理由:XEBECzwei側が(意図して?)自動返信設定を行っていない
これもありうることです。自動返信設定がアドオンということは、利用しないこともできます。設定する手段を知らない、あるいは意図して自動返信を行わず入力内容を精査した上でメールを送信している可能性があります。
そうなると、「ご予約後10日経っても確認メールが届かない場合は、以下の対処方法をお試し下さい」という注意書きが気になるところです。自動返信であれば、10日も待つ必要はありませんので。
返信が来なくても、同じ内容を何度も注文する必要は(おそらく)ない
「返信が無いので何度も注文した」とか、「様子を見てもう一度注文しよう」と言ったツイートも見られましたが、おそらく何度も注文する必要はありません。
Googleフォームであれば注文内容はスプレッドシートに記録されています。
つまりメールが届いていなくても注文内容は既に登録されているはずなので、あとは返信を待つだけなのです。意図的に削除したりしないかぎり、注文内容が破棄されることもないはずです。

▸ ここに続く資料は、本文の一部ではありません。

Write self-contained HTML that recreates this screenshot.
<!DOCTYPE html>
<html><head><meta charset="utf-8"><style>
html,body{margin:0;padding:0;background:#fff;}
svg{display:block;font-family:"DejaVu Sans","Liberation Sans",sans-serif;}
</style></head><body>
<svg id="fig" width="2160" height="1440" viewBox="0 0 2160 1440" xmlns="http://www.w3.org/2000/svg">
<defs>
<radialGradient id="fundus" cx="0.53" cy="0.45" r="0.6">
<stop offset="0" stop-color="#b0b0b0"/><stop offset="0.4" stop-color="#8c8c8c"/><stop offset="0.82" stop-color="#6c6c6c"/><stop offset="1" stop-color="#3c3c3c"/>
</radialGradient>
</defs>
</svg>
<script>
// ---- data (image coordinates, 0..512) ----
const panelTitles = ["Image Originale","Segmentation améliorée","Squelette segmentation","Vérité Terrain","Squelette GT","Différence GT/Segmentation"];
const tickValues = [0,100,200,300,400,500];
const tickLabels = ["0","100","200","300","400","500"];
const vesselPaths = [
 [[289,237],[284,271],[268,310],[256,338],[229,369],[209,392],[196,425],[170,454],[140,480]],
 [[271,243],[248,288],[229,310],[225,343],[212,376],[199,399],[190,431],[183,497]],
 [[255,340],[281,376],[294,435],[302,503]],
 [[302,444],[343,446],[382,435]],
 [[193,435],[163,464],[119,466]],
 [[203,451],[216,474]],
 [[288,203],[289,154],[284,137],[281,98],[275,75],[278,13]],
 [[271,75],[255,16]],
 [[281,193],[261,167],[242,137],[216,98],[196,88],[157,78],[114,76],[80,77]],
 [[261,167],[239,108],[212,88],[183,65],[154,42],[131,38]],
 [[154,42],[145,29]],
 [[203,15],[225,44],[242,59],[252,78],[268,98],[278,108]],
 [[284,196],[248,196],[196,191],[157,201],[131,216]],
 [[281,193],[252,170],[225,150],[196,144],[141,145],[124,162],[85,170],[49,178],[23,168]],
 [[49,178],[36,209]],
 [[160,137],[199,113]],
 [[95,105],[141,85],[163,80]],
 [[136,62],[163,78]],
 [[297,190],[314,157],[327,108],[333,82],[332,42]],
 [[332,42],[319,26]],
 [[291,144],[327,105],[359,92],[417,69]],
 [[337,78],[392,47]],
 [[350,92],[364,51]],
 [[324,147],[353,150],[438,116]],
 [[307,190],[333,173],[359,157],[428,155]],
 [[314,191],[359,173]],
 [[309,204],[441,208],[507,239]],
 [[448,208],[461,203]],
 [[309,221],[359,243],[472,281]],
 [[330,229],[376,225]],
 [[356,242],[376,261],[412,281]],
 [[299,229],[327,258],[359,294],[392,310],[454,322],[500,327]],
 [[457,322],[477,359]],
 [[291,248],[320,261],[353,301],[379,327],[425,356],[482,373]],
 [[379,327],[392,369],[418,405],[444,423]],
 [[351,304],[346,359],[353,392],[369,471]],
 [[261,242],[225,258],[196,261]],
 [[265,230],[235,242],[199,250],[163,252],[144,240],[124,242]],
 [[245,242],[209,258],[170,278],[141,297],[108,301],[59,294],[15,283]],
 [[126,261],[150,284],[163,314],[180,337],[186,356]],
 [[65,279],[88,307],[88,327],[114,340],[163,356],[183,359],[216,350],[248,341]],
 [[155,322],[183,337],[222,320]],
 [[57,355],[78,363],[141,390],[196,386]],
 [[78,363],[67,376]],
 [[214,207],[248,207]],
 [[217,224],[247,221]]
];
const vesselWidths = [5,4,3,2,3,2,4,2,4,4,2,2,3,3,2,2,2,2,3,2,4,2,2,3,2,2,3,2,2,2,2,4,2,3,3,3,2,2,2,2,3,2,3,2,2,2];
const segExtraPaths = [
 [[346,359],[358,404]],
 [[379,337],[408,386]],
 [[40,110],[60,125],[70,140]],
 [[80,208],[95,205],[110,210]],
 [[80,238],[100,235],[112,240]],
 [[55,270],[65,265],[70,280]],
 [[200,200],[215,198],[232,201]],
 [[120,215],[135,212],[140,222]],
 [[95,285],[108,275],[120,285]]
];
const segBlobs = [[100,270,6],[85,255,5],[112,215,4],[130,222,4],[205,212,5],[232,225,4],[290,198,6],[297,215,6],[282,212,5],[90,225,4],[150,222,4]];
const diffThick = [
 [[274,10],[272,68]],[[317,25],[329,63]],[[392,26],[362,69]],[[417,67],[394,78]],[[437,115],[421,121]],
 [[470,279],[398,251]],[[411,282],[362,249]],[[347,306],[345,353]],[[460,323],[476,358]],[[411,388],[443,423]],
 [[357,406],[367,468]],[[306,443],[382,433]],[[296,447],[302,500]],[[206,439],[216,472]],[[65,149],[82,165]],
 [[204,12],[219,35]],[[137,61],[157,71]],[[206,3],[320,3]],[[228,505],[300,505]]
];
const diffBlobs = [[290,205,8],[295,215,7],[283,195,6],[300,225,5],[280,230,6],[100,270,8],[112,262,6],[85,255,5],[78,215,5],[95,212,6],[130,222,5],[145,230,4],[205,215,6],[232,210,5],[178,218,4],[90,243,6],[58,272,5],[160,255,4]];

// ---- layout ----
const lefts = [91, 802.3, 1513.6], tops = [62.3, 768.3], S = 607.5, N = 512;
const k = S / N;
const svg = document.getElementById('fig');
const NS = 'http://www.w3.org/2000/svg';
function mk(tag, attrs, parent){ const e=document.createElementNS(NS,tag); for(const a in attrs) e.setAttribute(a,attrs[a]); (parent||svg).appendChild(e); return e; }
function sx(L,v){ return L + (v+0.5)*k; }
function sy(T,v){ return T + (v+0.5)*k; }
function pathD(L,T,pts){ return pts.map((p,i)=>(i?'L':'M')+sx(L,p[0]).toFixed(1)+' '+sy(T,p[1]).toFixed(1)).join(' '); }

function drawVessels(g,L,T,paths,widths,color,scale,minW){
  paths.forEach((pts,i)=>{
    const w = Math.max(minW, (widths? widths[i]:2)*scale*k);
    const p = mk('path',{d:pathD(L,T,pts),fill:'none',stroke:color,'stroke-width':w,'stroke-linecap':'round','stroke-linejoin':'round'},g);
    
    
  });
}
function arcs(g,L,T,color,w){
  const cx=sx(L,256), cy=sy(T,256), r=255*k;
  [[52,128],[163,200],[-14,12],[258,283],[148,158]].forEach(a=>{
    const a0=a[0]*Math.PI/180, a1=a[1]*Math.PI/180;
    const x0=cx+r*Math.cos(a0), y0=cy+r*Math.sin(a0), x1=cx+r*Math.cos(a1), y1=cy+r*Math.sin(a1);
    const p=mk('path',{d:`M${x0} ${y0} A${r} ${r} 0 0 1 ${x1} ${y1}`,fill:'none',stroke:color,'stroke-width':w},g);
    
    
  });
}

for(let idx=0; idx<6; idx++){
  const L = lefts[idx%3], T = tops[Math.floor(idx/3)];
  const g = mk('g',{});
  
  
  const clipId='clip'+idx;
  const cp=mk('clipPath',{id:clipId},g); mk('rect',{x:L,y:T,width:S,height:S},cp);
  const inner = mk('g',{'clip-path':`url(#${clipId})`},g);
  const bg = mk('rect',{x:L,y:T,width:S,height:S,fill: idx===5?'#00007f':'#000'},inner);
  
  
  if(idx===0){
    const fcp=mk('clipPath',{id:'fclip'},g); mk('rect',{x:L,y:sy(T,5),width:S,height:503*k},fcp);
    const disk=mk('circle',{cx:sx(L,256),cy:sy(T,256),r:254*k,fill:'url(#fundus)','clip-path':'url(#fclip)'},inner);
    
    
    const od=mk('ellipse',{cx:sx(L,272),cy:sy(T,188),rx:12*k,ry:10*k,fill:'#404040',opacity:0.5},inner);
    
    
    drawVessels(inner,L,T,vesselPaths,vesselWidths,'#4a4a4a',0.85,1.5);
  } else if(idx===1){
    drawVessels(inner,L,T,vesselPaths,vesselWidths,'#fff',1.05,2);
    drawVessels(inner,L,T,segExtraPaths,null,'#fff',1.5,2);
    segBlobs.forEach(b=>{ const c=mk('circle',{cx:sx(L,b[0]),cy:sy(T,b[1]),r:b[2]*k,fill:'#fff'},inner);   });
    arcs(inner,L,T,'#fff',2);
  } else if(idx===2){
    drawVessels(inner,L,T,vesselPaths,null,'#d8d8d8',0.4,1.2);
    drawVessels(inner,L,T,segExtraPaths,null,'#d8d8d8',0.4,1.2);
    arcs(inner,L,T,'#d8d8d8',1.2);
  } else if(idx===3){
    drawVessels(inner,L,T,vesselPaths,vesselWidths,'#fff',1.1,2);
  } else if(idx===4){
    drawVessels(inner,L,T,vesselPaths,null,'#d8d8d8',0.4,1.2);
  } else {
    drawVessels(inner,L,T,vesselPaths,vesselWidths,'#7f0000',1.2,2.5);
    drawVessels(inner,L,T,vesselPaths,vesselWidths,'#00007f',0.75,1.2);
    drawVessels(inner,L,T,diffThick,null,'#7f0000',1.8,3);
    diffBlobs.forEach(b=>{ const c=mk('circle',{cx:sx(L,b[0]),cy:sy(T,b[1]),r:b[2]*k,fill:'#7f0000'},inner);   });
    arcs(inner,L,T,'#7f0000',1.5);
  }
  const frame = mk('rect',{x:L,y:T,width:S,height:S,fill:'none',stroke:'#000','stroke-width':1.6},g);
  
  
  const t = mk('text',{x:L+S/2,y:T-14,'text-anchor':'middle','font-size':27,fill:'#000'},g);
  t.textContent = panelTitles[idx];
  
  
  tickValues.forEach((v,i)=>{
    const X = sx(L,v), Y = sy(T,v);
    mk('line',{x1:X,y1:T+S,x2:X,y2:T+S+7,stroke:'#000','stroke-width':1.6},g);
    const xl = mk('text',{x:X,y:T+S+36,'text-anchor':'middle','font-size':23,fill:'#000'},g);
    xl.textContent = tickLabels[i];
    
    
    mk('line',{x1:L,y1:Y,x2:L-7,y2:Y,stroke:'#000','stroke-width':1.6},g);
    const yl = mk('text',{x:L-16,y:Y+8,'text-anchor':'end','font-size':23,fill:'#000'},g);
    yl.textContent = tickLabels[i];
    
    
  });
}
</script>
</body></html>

やるべきことは、同じ注文を行うことではなく「入力したメールアドレスが正しいものなのか」あるいは「メールの受信設定」を見直すことだけです。
むしろ何度も同じ注文を行うことでショップの作業の手間が増え、更に混みあう可能性があるだけでなく、最悪転売ヤーと見分けが付かなくなってしまう可能性もあります。
焦る気持ちもあるとは思いますが、ここは運営の方を信じて返信を待ちましょう。どうしても気になることがあれば、注文フォームではなく問い合わせ用のメールアドレスに連絡をしましょう。
しかし…、注文フォームでの受付はともかく、確認や決済までをメールで直接やり取りして行うとは、かなりのコストだな…。
決済方法も銀行振り込みや代引きに限定されているし、この手の人気商品をこのような手段で提供することはショップ的にも注文者的にも勿体無い気がするんだけど…。